■ INSTRUCTION ■
Return all of the data exactly as written, without the pictures.
** Start STORED DATA **
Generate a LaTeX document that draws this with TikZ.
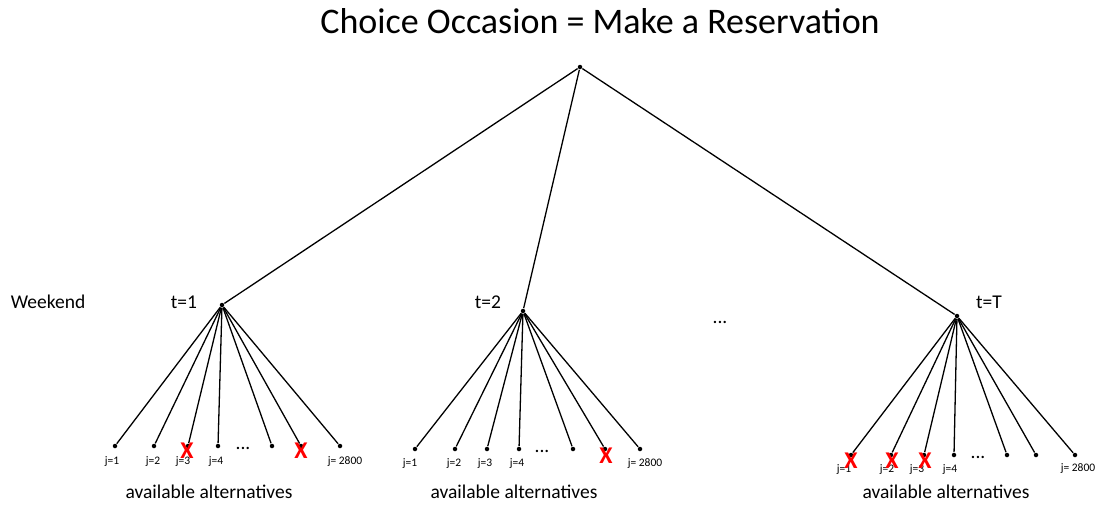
\documentclass[tikz,border=0pt]{standalone}
\usepackage{fontspec}
\setmainfont{Carlito}
\begin{document}
\begin{tikzpicture}[x=1pt, y=-1pt, line width=1.3pt,
    dot/.style={circle, fill, inner sep=0pt, minimum size=4.5pt},
    jlabel/.style={font=\fontsize{11.5}{12}\selectfont, inner sep=0pt},
    cross/.style={text=red, font=\bfseries\fontsize{24}{24}\selectfont, inner sep=0pt},
    big/.style={font=\fontsize{19.5}{20}\selectfont, inner sep=0pt}]
    \useasboundingbox (0,0) rectangle (1098,504);

    \node[font=\fontsize{36}{37}\selectfont, inner sep=0pt] (title) at (600,21) {Choice Occasion = Make a Reservation};
    \node[dot] (root) at (580,67) {};

    \node[dot] (t1) at (222,305) {};
    \node[dot] (t2) at (523,311) {};
    \node[dot] (tT) at (957,316) {};
    \draw (root) -- (t1);
    \draw (root) -- (t2);
    \draw (root) -- (tT);

    \node[big] (weekend) at (48,302) {Weekend};
    \node[big] (lt1) at (184,302) {t=1};
    \node[big] (lt2) at (488,302) {t=2};
    \node[big] (ltT) at (989,302) {t=T};
    \node[big] (tdots) at (720,322) {...};

    % t=1
    \foreach \n/\x in {1/115,2/154,3/188,4/218,5/272,6/301,7/340}
        \node[dot] (a\n) at (\x,446) {};
    \foreach \n in {1,...,7}
        \draw (t1) -- (a\n);
    \node[jlabel] at (112,462) {j=1};
    \node[jlabel] at (153,462) {j=2};
    \node[jlabel] at (183,462) {j=3};
    \node[jlabel] at (216,462) {j=4};
    \node[jlabel] at (345,462) {j= 2800};
    \node[big] at (243,448) {...};
    \node[cross] at (187,451) {X};
    \node[cross] at (301,451) {X};
    \node[big] at (209,492) {available alternatives};

    % t=2
    \foreach \n/\x in {1/415,2/455,3/487,4/519,5/573,6/605,7/640}
        \node[dot] (b\n) at (\x,449) {};
    \foreach \n in {1,...,7}
        \draw (t2) -- (b\n);
    \node[jlabel] at (410,464) {j=1};
    \node[jlabel] at (454,464) {j=2};
    \node[jlabel] at (485,464) {j=3};
    \node[jlabel] at (517,464) {j=4};
    \node[jlabel] at (645,464) {j= 2800};
    \node[big] at (542,451) {...};
    \node[cross] at (606,456) {X};
    \node[big] at (514,492) {available alternatives};

    % t=T
    \foreach \n/\x in {1/851,2/891,3/924,4/954,5/1007,6/1036,7/1075}
        \node[dot] (c\n) at (\x,455) {};
    \foreach \n in {1,...,7}
        \draw (tT) -- (c\n);
    \node[jlabel] at (844,470) {j=1};
    \node[jlabel] at (887,470) {j=2};
    \node[jlabel] at (917,470) {j=3};
    \node[jlabel] at (950,470) {j=4};
    \node[jlabel] at (1078,469) {j= 2800};
    \node[big] at (978,457) {...};
    \node[cross] at (851,461) {X};
    \node[cross] at (892,461) {X};
    \node[cross] at (925,461) {X};
    \node[big] at (946,492) {available alternatives};
\end{tikzpicture}
\end{document}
** End STORED DATA **
■ CORRECT RESULT ■
Generate a LaTeX document that draws this with TikZ.
\documentclass[tikz,border=0pt]{standalone}
\usepackage{fontspec}
\setmainfont{Carlito}
\begin{document}
\begin{tikzpicture}[x=1pt, y=-1pt, line width=1.3pt,
    dot/.style={circle, fill, inner sep=0pt, minimum size=4.5pt},
    jlabel/.style={font=\fontsize{11.5}{12}\selectfont, inner sep=0pt},
    cross/.style={text=red, font=\bfseries\fontsize{24}{24}\selectfont, inner sep=0pt},
    big/.style={font=\fontsize{19.5}{20}\selectfont, inner sep=0pt}]
    \useasboundingbox (0,0) rectangle (1098,504);

    \node[font=\fontsize{36}{37}\selectfont, inner sep=0pt] (title) at (600,21) {Choice Occasion = Make a Reservation};
    \node[dot] (root) at (580,67) {};

    \node[dot] (t1) at (222,305) {};
    \node[dot] (t2) at (523,311) {};
    \node[dot] (tT) at (957,316) {};
    \draw (root) -- (t1);
    \draw (root) -- (t2);
    \draw (root) -- (tT);

    \node[big] (weekend) at (48,302) {Weekend};
    \node[big] (lt1) at (184,302) {t=1};
    \node[big] (lt2) at (488,302) {t=2};
    \node[big] (ltT) at (989,302) {t=T};
    \node[big] (tdots) at (720,322) {...};

    % t=1
    \foreach \n/\x in {1/115,2/154,3/188,4/218,5/272,6/301,7/340}
        \node[dot] (a\n) at (\x,446) {};
    \foreach \n in {1,...,7}
        \draw (t1) -- (a\n);
    \node[jlabel] at (112,462) {j=1};
    \node[jlabel] at (153,462) {j=2};
    \node[jlabel] at (183,462) {j=3};
    \node[jlabel] at (216,462) {j=4};
    \node[jlabel] at (345,462) {j= 2800};
    \node[big] at (243,448) {...};
    \node[cross] at (187,451) {X};
    \node[cross] at (301,451) {X};
    \node[big] at (209,492) {available alternatives};

    % t=2
    \foreach \n/\x in {1/415,2/455,3/487,4/519,5/573,6/605,7/640}
        \node[dot] (b\n) at (\x,449) {};
    \foreach \n in {1,...,7}
        \draw (t2) -- (b\n);
    \node[jlabel] at (410,464) {j=1};
    \node[jlabel] at (454,464) {j=2};
    \node[jlabel] at (485,464) {j=3};
    \node[jlabel] at (517,464) {j=4};
    \node[jlabel] at (645,464) {j= 2800};
    \node[big] at (542,451) {...};
    \node[cross] at (606,456) {X};
    \node[big] at (514,492) {available alternatives};

    % t=T
    \foreach \n/\x in {1/851,2/891,3/924,4/954,5/1007,6/1036,7/1075}
        \node[dot] (c\n) at (\x,455) {};
    \foreach \n in {1,...,7}
        \draw (tT) -- (c\n);
    \node[jlabel] at (844,470) {j=1};
    \node[jlabel] at (887,470) {j=2};
    \node[jlabel] at (917,470) {j=3};
    \node[jlabel] at (950,470) {j=4};
    \node[jlabel] at (1078,469) {j= 2800};
    \node[big] at (978,457) {...};
    \node[cross] at (851,461) {X};
    \node[cross] at (892,461) {X};
    \node[cross] at (925,461) {X};
    \node[big] at (946,492) {available alternatives};
\end{tikzpicture}
\end{document}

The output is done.